** SUPPLIED RECORDS **
★ ★ ★ ★ ★

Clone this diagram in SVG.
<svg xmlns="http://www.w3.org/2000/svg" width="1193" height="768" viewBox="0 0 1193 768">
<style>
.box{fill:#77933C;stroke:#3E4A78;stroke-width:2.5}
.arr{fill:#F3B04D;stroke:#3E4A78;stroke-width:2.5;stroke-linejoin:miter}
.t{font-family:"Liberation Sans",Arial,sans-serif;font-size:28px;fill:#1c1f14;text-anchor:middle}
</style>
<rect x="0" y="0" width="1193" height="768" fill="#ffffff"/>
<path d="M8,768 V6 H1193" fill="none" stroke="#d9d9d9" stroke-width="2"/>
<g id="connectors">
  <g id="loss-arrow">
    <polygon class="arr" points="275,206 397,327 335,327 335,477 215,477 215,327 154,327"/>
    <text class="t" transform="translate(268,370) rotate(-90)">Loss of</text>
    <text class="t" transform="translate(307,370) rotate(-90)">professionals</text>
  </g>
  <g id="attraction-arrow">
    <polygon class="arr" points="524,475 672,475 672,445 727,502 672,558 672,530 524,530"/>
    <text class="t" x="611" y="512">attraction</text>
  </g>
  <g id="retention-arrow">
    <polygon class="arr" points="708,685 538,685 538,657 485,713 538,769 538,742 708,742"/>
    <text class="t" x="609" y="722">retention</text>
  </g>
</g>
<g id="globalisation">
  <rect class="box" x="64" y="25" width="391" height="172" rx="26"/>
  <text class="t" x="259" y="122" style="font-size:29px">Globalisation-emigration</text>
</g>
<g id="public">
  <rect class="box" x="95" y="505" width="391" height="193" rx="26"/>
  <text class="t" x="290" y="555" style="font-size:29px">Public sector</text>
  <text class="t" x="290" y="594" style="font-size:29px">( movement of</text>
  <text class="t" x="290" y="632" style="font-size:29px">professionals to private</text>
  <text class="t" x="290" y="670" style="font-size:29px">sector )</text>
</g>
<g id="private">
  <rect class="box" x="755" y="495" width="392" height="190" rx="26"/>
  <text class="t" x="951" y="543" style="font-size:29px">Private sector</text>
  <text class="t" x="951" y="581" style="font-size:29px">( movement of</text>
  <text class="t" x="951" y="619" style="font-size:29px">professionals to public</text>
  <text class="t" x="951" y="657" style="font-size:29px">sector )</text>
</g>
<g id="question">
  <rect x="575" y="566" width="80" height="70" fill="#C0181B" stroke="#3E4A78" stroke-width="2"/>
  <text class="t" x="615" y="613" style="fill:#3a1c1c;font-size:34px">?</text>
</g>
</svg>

★ ★ ★ ★ ★

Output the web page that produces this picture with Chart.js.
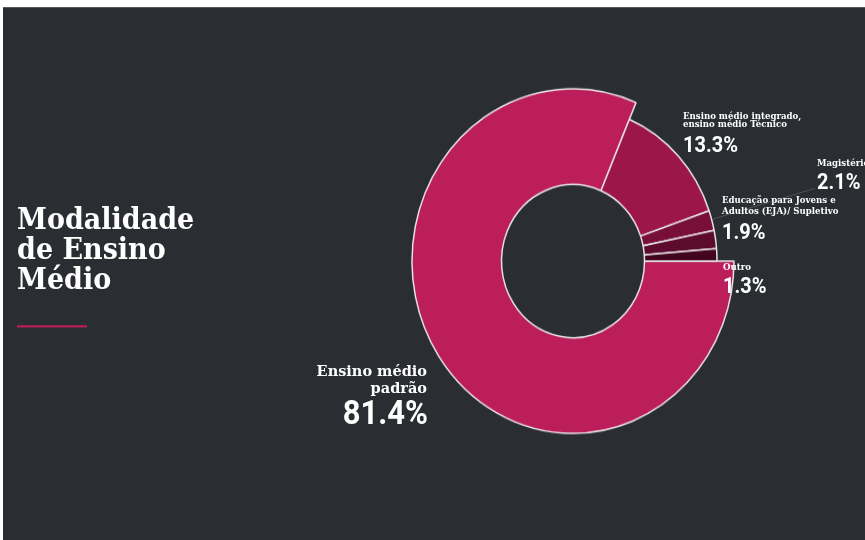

★ ★ ★ ★ ★

** TASK DETAILS **
Go through the entries above and pull out each line with "this" in it.

** SOLVED EXERCISE **
Clone this diagram in SVG.
Output the web page that produces this picture with Chart.js.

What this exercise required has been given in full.